- **What you will do**: Repeat only the lines below that run from the line with "Convert this diagram to TikZ code." to the line with "minimum width=4.7cm, minimum", ends included; skip every picture.

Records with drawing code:
········

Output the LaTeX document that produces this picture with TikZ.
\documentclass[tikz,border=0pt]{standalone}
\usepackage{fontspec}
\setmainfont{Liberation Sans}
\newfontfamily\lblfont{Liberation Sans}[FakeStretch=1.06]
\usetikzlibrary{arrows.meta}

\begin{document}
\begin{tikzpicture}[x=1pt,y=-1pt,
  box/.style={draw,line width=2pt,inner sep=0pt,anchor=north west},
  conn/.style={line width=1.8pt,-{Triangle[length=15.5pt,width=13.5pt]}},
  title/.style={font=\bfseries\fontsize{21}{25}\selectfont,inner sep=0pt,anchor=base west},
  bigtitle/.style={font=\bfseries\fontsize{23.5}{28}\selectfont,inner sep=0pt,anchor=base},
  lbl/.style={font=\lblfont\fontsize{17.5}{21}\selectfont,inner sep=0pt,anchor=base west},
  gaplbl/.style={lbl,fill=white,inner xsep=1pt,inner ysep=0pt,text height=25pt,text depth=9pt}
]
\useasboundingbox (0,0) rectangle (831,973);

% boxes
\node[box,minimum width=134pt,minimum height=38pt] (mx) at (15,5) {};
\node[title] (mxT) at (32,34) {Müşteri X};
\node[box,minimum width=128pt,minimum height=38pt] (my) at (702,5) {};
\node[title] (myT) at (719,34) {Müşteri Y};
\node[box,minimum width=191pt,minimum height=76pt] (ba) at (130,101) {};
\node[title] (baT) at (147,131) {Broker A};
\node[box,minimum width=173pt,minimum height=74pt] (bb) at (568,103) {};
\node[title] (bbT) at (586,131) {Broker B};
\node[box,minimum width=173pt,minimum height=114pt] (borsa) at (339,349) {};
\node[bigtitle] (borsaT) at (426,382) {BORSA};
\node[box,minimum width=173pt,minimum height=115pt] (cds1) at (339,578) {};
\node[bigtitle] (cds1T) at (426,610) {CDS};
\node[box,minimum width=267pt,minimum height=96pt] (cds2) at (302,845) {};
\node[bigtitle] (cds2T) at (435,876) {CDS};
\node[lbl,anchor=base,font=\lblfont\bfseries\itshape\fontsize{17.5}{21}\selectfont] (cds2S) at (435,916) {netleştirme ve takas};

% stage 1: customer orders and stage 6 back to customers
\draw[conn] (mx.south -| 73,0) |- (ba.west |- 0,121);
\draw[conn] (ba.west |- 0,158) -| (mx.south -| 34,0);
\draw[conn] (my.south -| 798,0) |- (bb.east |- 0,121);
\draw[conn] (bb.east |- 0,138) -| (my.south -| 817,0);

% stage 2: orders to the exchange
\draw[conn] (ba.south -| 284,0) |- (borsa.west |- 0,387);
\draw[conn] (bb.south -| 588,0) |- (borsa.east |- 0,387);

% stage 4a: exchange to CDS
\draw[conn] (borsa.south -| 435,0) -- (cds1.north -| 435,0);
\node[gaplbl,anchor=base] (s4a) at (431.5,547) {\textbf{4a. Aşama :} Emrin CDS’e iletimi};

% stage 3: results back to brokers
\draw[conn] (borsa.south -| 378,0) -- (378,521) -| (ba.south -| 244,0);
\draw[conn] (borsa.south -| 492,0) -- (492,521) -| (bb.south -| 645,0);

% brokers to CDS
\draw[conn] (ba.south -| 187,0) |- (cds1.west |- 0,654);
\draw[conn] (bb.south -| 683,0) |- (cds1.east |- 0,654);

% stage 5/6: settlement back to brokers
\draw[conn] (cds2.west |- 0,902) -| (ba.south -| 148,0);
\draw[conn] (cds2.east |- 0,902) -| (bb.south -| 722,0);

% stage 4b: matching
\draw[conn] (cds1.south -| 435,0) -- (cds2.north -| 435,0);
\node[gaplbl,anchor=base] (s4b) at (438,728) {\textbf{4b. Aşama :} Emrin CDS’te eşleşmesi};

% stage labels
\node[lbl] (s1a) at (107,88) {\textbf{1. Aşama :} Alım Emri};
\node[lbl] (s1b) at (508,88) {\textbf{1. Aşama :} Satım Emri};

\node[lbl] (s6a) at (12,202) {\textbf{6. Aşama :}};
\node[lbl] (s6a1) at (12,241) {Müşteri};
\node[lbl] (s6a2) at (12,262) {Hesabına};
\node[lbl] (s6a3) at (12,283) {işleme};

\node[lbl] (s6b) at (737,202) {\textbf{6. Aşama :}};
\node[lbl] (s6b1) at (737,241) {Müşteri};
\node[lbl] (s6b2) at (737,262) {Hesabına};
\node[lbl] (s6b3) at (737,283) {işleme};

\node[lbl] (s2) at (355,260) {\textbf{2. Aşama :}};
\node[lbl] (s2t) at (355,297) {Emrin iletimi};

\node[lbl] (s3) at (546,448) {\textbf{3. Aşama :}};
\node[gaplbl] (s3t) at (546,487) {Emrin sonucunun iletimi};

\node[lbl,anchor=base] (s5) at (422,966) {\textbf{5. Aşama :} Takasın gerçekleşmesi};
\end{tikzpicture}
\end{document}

········

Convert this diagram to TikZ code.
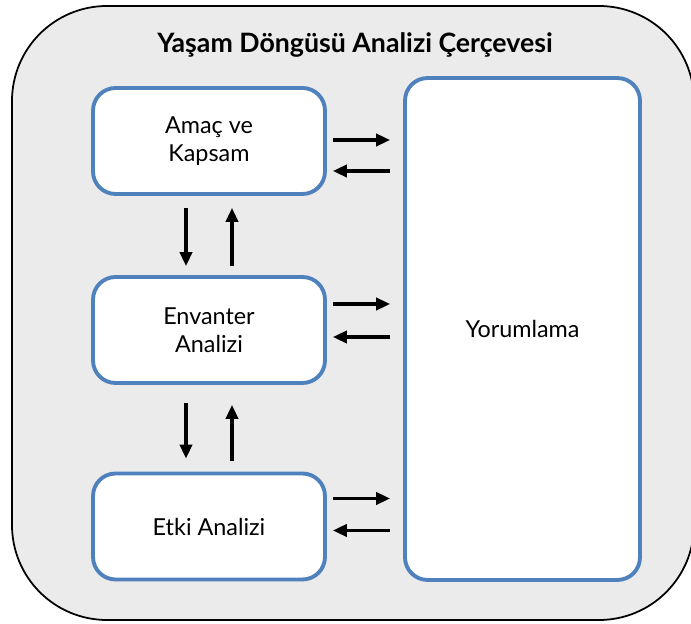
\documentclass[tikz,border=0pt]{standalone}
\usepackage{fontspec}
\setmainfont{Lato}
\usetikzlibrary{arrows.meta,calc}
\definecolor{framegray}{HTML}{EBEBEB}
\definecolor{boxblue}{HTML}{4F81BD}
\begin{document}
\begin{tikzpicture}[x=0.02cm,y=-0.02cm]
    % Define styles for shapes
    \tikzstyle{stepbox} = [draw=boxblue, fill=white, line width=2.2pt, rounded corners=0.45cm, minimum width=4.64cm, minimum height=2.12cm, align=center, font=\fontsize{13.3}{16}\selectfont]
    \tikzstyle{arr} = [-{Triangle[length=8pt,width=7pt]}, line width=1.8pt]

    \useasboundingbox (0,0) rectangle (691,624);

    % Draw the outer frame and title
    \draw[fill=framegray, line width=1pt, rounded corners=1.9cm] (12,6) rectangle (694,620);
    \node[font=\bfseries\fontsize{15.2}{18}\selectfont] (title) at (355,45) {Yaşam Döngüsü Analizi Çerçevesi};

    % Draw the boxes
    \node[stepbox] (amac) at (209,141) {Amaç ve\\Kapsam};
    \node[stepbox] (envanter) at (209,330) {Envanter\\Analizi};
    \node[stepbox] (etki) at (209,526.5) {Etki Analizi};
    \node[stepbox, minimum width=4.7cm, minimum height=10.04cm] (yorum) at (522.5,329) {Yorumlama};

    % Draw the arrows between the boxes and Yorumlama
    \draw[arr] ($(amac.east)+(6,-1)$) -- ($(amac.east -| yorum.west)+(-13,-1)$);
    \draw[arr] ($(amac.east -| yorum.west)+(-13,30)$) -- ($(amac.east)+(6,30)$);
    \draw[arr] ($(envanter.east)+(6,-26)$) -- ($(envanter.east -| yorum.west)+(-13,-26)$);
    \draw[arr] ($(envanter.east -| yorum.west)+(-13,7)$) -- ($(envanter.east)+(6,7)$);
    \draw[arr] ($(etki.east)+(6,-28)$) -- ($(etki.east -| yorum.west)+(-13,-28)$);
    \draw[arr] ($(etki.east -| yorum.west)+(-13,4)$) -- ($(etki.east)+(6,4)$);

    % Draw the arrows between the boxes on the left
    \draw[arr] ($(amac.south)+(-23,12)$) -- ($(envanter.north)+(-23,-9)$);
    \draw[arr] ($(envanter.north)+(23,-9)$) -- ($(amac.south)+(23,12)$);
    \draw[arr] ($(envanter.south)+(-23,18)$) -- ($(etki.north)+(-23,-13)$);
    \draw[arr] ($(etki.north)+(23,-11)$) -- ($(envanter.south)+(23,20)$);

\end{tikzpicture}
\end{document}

········

- **Response**:
Convert this diagram to TikZ code.
\documentclass[tikz,border=0pt]{standalone}
\usepackage{fontspec}
\setmainfont{Lato}
\usetikzlibrary{arrows.meta,calc}
\definecolor{framegray}{HTML}{EBEBEB}
\definecolor{boxblue}{HTML}{4F81BD}
\begin{document}
\begin{tikzpicture}[x=0.02cm,y=-0.02cm]
    % Define styles for shapes
    \tikzstyle{stepbox} = [draw=boxblue, fill=white, line width=2.2pt, rounded corners=0.45cm, minimum width=4.64cm, minimum height=2.12cm, align=center, font=\fontsize{13.3}{16}\selectfont]
    \tikzstyle{arr} = [-{Triangle[length=8pt,width=7pt]}, line width=1.8pt]

    \useasboundingbox (0,0) rectangle (691,624);

    % Draw the outer frame and title
    \draw[fill=framegray, line width=1pt, rounded corners=1.9cm] (12,6) rectangle (694,620);
    \node[font=\bfseries\fontsize{15.2}{18}\selectfont] (title) at (355,45) {Yaşam Döngüsü Analizi Çerçevesi};

    % Draw the boxes
    \node[stepbox] (amac) at (209,141) {Amaç ve\\Kapsam};
    \node[stepbox] (envanter) at (209,330) {Envanter\\Analizi};
    \node[stepbox] (etki) at (209,526.5) {Etki Analizi};
    \node[stepbox, minimum width=4.7cm, minimum height=10.04cm] (yorum) at (522.5,329) {Yorumlama};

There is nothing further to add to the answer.